- _Objective_
Starting with the first line below, extract each line through the one that contains "import seaborn as sns", inclusive, excluding pictures.

==========

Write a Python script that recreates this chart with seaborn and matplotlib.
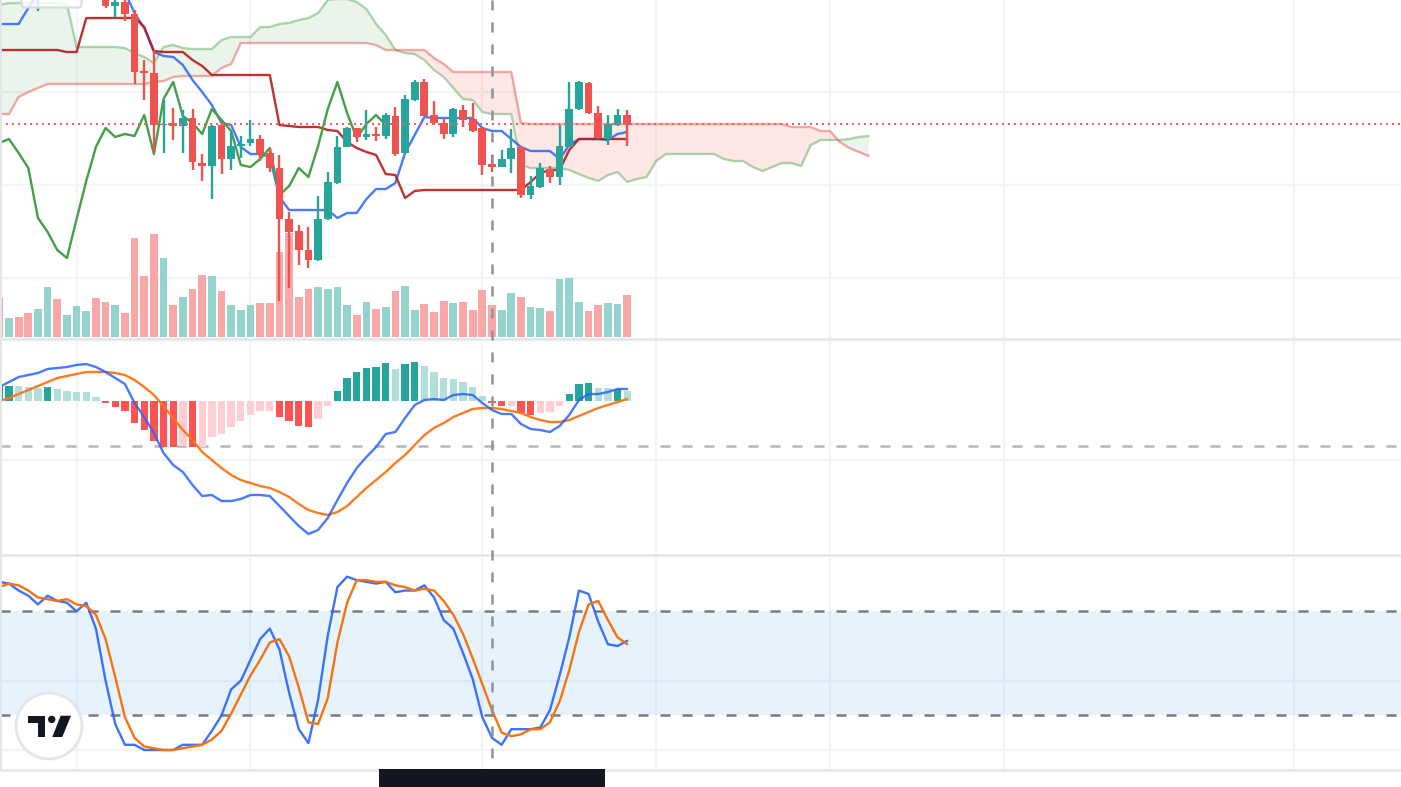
import numpy as np
import matplotlib
matplotlib.use("Agg")
import matplotlib.pyplot as plt
from matplotlib.patches import Circle, FancyBboxPatch, Polygon, Rectangle
import seaborn as sns

# ---------- price pane ----------
candle_bars = [4] + list(range(11, 66))
opens = [345, 343, 332, 336, 324, 267, 265, 213, 215, 212, 220, 175, 172, 213, 179, 192, 195, 199, 185, 170,
         119, 107, 88, 78, 119, 155, 191, 210, 201, 204, 202, 222, 185, 238, 256, 223, 215, 204, 228, 219,
         210, 174, 171, 179, 191, 143, 151, 169, 161, 191, 229, 255, 225, 199, 213, 223]
highs = [356, 346, 341, 338, 328, 278, 288, 238, 230, 228, 229, 184, 213, 216, 206, 202, 218, 203, 190, 183,
         126, 113, 111, 142, 166, 202, 211, 210, 228, 211, 225, 231, 243, 258, 259, 237, 220, 230, 233, 235,
         210, 183, 188, 209, 192, 162, 175, 172, 213, 256, 257, 256, 232, 223, 229, 228]
lows = [327, 330, 321, 317, 254, 238, 186, 185, 198, 185, 168, 157, 139, 164, 168, 180, 192, 177, 166, 37,
        50, 73, 70, 77, 118, 154, 191, 196, 198, 197, 199, 182, 185, 237, 222, 213, 199, 201, 211, 206,
        163, 166, 171, 165, 140, 139, 150, 155, 153, 191, 228, 224, 199, 193, 212, 192]
closes = [350, 332, 336, 324, 266, 265, 213, 214, 212, 220, 176, 172, 212, 179, 192, 194, 199, 184, 170, 119,
          106, 88, 78, 119, 156, 191, 210, 201, 204, 202, 223, 184, 239, 256, 222, 215, 204, 229, 218, 207,
          173, 171, 179, 190, 143, 152, 170, 161, 192, 229, 256, 225, 200, 214, 223, 213]

conversion = [314, 314, 314, 330, 345, 360, 360, 360, 360, 360, 360, 360, 360, 346, 325, 310, 286, 282, 281, 273,
              258, 246, 233, 215, 213, 191, 184, 184, 181, 141, 128, 128, 128, 128, 128, 120, 125, 125, 139, 149,
              149, 155, 185, 203, 221, 220, 220, 220, 220, 220, 210, 207, 207, 199, 191, 187, 187, 187, 179, 193,
              199, 199, 199, 198, 204, 206]
baseline = [288, 288, 288, 288, 288, 288, 288, 286, 286, 320, 320, 320, 320, 320, 320, 311, 287, 286, 286, 286,
            278, 272, 263, 263, 263, 263, 263, 263, 263, 213, 212, 211, 211, 211, 208, 207, 196, 190, 186, 183,
            164, 163, 140, 147, 148, 148, 148, 148, 148, 148, 148, 148, 148, 148, 148, 156, 165, 168, 168, 188,
            199, 199, 199, 199, 199, 199]
lagging = [195, 199, 185, 170, 120, 106, 88, 80, 119, 157, 191, 210, 201, 204, 202, 223, 184, 239, 256, 222,
           215, 204, 229, 218, 207, 173, 171, 179, 190, 143, 152, 170, 161, 192, 229, 256, 225, 200, 214, 223, 213]
span_a = [333, 335, 335, 335, 335, 335, 335, 334, 291, 291, 291, 291, 291, 290, 285, 281, 275, 291, 293, 290,
          289, 289, 289, 298, 301, 301, 301, 311, 311, 314, 315, 318, 320, 325, 338, 339, 339, 336, 329, 314,
          303, 288, 285, 284, 278, 268, 261, 250, 239, 238, 226, 224, 224, 224, 173, 170, 170, 170, 170, 168,
          164, 160, 157, 163, 166, 156, 159, 161, 177, 184, 184, 184, 184, 184, 184, 179, 177, 177, 171, 167,
          171, 175, 175, 172, 193, 198, 198, 198, 199, 201, 202]
span_b = [224, 224, 241, 246, 250, 254, 254, 254, 254, 254, 254, 254, 254, 254, 254, 254, 256, 257, 261, 262,
          262, 262, 262, 270, 274, 295, 295, 295, 295, 295, 295, 295, 295, 295, 295, 295, 295, 295, 295, 293,
          288, 288, 288, 288, 288, 280, 274, 266, 266, 266, 266, 266, 266, 266, 215, 214, 214, 214, 214, 214,
          214, 214, 214, 214, 214, 214, 214, 214, 214, 214, 214, 214, 214, 214, 214, 214, 214, 214, 214, 214,
          214, 214, 211, 211, 211, 207, 207, 196, 190, 186, 182]

volume = [39, 19, 20, 24, 28, 50, 38, 22, 31, 26, 39, 35, 32, 24, 99, 61, 103, 79, 32, 40,
          48, 62, 61, 46, 32, 27, 32, 34, 34, 85, 104, 40, 48, 50, 48, 50, 32, 22, 35, 28,
          30, 46, 51, 27, 33, 25, 36, 34, 35, 27, 47, 32, 27, 44, 40, 30, 29, 26, 58, 59,
          35, 26, 32, 34, 33, 42]
volume_side = list("dudduudu" "uuddu" "ddd" "dududdud" "uuuddddd" "duuuudud" "uduudddu" "dddduudu" "uduuuddu" "ud")

# ---------- MACD pane ----------
macd_hist = [15, 15, 15, 14, 13, 14, 12, 10, 9, 9, 4, -2, -6, -10, -22, -29, -40, -46, -46, -45,
             -46, -46, -36, -33, -26, -20, -14, -10, -10, -16, -20, -25, -26, -18, -5, 10, 23, 29, 33, 34,
             38, 32, 37, 39, 35, 29, 23, 22, 19, 14, 5, -2, -5, -5, -12, -14, -12, -11, -5, 7,
             17, 18, 13, 13, 12, 10]
macd_shade = list("SSWWWSWWWW" "WSSSSSSSSW" "SWWWWWWWWS" "SSSWWSSSSS" "SWSSWWWWWW" "WSSWSSWWWS" "SSWWSW")
macd_line = [14, 19, 24, 26, 28, 32, 33, 34, 36, 37, 34, 29, 23, 17, -2, -16, -32, -52, -64, -71,
             -84, -95, -94, -100, -100, -98, -94, -94, -95, -105, -115, -125, -133, -129, -117, -99, -82, -67, -56, -46,
             -33, -31, -17, -4, 1, 2, 1, 6, 7, 6, -2, -9, -13, -13, -23, -28, -29, -31, -25, -14,
             1, 7, 7, 9, 12, 12]
signal_line = [0, 3, 7, 11, 15, 19, 23, 25, 27, 29, 29, 29, 28, 26, 21, 14, 6, -5, -17, -29,
               -39, -51, -59, -67, -74, -79, -82, -85, -87, -91, -96, -103, -109, -112, -114, -111, -105, -96, -87, -79,
               -71, -62, -54, -44, -34, -27, -22, -16, -12, -8, -7, -7, -8, -10, -12, -16, -19, -21, -21, -19,
               -15, -11, -7, -4, -1, 2]

# ---------- stochastic pane ----------
stoch_k = [97, 96, 92, 89, 84, 89, 86, 85, 80, 85, 70, 40, 15, 3, 3, 0, 0, 0, 0, 3,
           3, 3, 11, 20, 35, 40, 52, 64, 70, 58, 33, 12, 4, 29, 66, 94, 100, 98, 97, 96,
           97, 91, 92, 92, 95, 88, 75, 70, 56, 41, 19, 7, 3, 12, 12, 12, 13, 23, 43, 65,
           92, 90, 74, 61, 60, 63]
stoch_d = [94, 96, 95, 92, 88, 87, 86, 87, 84, 83, 78, 64, 42, 19, 7, 2, 1, 0, 0, 1,
           2, 3, 6, 11, 21, 32, 43, 52, 62, 64, 54, 36, 16, 15, 30, 62, 85, 98, 98, 97,
           97, 95, 94, 92, 93, 92, 86, 78, 67, 53, 38, 23, 10, 8, 9, 12, 12, 16, 28, 46,
           68, 84, 86, 75, 65, 61]

# Gridline ticks
time_ticks = [8, 26, 50, 68, 86, 104, 134]
price_ticks = [60, 153, 246]
macd_ticks = [-59]
stoch_ticks = [0, 40]

TEAL, RED = "#26a69a", "#ef5350"
GRID = "#f3f4f6"
BORDER = "#e4e5ea"
INK = "#131722"
BLUE = "#2962ff"
ORANGE = "#ff7417"

sns.set_theme(style="white")
plt.rcParams["lines.scale_dashes"] = False
plt.rcParams["font.family"] = ["DejaVu Sans"]

W, H = 1401, 787
fig = plt.figure(figsize=(W / 100, H / 100), dpi=100, facecolor="white")
X_LIM = (0.07, 0.07 + W / 9.66)
LINE_W = 1.7


def pane(top, bottom, ylim, yticks):
    ax = fig.add_axes([0, 1 - bottom / H, 1, (bottom - top) / H], facecolor="white")
    ax.set_xlim(*X_LIM)
    ax.set_ylim(*ylim)
    ax.set_xticks(time_ticks)
    ax.set_yticks(yticks)
    ax.tick_params(length=0, labelbottom=False, labelleft=False)
    ax.grid(True, color=GRID, lw=1.6)
    ax.set_axisbelow(True)
    ax.set_xlabel("")
    ax.set_ylabel("")
    for s in ax.spines.values():
        s.set_visible(False)
    return ax


def finish(ax, ylim, yticks):
    # seaborn's categorical plots reset limits and ticks
    ax.set_xlim(*X_LIM)
    ax.set_ylim(*ylim)
    ax.set_xticks(time_ticks)
    ax.set_yticks(yticks)
    ax.tick_params(length=0, labelbottom=False, labelleft=False)
    ax.set_xlabel("")
    ax.set_ylabel("")


def line(ax, xs, ys, color, alpha=1.0, lw=LINE_W, zorder=3):
    sns.lineplot(x=xs, y=ys, color=color, alpha=alpha, linewidth=lw, ax=ax,
                 errorbar=None, sort=False, zorder=zorder)


# Volume sits on its own scale beneath the price axes
vol_lim = (-1, 337)
vol_grid = [t - 1 for t in price_ticks]
ax_vol = pane(0, 338, vol_lim, vol_grid)
bars = np.arange(len(volume))
sns.barplot(x=bars, y=volume, hue=volume_side, palette={"u": "#94d3cd", "d": "#f9a8a7"},
            native_scale=True, dodge=False, width=0.8, saturation=1, legend=False, ax=ax_vol, zorder=2,
            linewidth=0)
finish(ax_vol, vol_lim, vol_grid)

price_lim = (0, 338)
ax_p = fig.add_axes([0, 1 - 338 / H, 1, 338 / H])
ax_p.patch.set_alpha(0)
ax_p.axis("off")

# Cloud
fwd = np.arange(len(span_a))
a, b = np.array(span_a, float), np.array(span_b, float)
ax_p.fill_between(fwd, a, b, where=a >= b, interpolate=True, color="#43a047", alpha=0.11, lw=0, zorder=1)
ax_p.fill_between(fwd, a, b, where=a <= b, interpolate=True, color="#f44336", alpha=0.12, lw=0, zorder=1)
line(ax_p, fwd, span_a, "#43a047", alpha=0.42, zorder=2)
line(ax_p, fwd, span_b, "#e53935", alpha=0.42, zorder=2)

# Conversion, base and lagging lines
line(ax_p, np.arange(len(conversion)), conversion, BLUE, alpha=0.85)
line(ax_p, np.arange(len(baseline)), baseline, "#b71c1c", alpha=0.9)
line(ax_p, np.arange(len(lagging)), lagging, "#43a047")

# Candles
cb = np.array(candle_bars)
o, h, l, c = map(np.array, (opens, highs, lows, closes))
colors = [TEAL if cc >= oo else RED for oo, cc in zip(o, c)]
ax_p.vlines(cb, l, h, colors=colors, lw=1.7, zorder=4)
ax_p.bar(cb, np.abs(c - o), bottom=np.minimum(o, c), width=0.8, color=colors, linewidth=0, zorder=5)
ax_p.axhline(214, color="#f4605d", lw=1.45, ls=(0, (1.45, 2.87)), zorder=6)
ax_p.set_xlim(*X_LIM)
ax_p.set_ylim(*price_lim)
ax_p.axis("off")

# MACD pane
macd_lim = (-152, 61)
ax_m = pane(340, 553, macd_lim, macd_ticks)
hist_colors = {"S+": "#26a69a", "W+": "#b2dfdb", "S-": "#ff5252", "W-": "#ffcdd2"}
hist_keys = [f"{s}{'+' if v >= 0 else '-'}" for s, v in zip(macd_shade, macd_hist)]
sns.barplot(x=np.arange(len(macd_hist)), y=macd_hist, hue=hist_keys, palette=hist_colors,
            native_scale=True, dodge=False, width=0.76, saturation=1, legend=False, ax=ax_m, zorder=2,
            linewidth=0)
finish(ax_m, macd_lim, macd_ticks)
ax_m.axhline(-45, color="#b2b5be", lw=1.8, ls=(0, (7.2, 8.64)), zorder=1)
line(ax_m, np.arange(len(signal_line)), signal_line, ORANGE, alpha=0.95)
line(ax_m, np.arange(len(macd_line)), macd_line, BLUE, alpha=0.85, zorder=4)
ax_m.set_xlim(*X_LIM)
ax_m.set_ylim(*macd_lim)

# Stochastic pane
stoch_lim = (-11.54, 112.5)
ax_s = pane(555, 770, stoch_lim, stoch_ticks)
ax_s.axhspan(20, 80, color="#2196f3", alpha=0.11, lw=0, zorder=1)
for level in (20, 80):
    ax_s.axhline(level, color="#787b86", lw=1.8, ls=(0, (7.2, 8.64)), zorder=2)
line(ax_s, np.arange(len(stoch_k)), stoch_k, BLUE, alpha=0.9)
line(ax_s, np.arange(len(stoch_d)), stoch_d, "#f57310", zorder=4)
ax_s.set_xlim(*X_LIM)
ax_s.set_ylim(*stoch_lim)

# Layout chrome: separators, crosshair, time marker, logo, legend widget
ov = fig.add_axes([0, 0, 1, 1], facecolor="none", zorder=10)
ov.set_xlim(0, W)
ov.set_ylim(H, 0)
ov.axis("off")
for y in (339, 554.5, 770):
    ov.hlines(y, 0, W, color=BORDER, lw=1.8, zorder=1)
ov.vlines(491.8, 0, 765, color="#8f929c", lw=1.8, ls=(0, (7.2, 8.64)), zorder=1)
ov.add_patch(Rectangle((0, 0), 2, 771, color=BORDER, lw=0, zorder=2))
ov.add_patch(Rectangle((379, 769), 226, 18, color=INK, lw=0, zorder=5))
ov.add_patch(FancyBboxPatch((21.5, -8), 60, 15.5, boxstyle="round,pad=0,rounding_size=3",
                            fc=(1, 1, 1, 0.82), ec="#d8dbe2", lw=1.6, zorder=3))
ov.add_patch(Circle((49, 726), 33, fc="white", ec=BORDER, lw=2, zorder=3))
ov.add_patch(Polygon([(28.3, 715.7), (45, 715.7), (45, 736.7), (37.7, 736.7), (37.7, 723.3), (28.3, 723.3)],
                     fc=INK, lw=0, zorder=4))
ov.add_patch(Circle((51.7, 719.4), 3.7, fc=INK, lw=0, zorder=4))
ov.add_patch(Polygon([(60.7, 715.7), (71, 715.7), (62.3, 737), (52.3, 737)], fc=INK, lw=0, zorder=4))

fig.savefig("out.png", dpi=100, facecolor="white")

==========

- _Exercise answer_
Write a Python script that recreates this chart with seaborn and matplotlib.
import numpy as np
import matplotlib
matplotlib.use("Agg")
import matplotlib.pyplot as plt
from matplotlib.patches import Circle, FancyBboxPatch, Polygon, Rectangle
import seaborn as sns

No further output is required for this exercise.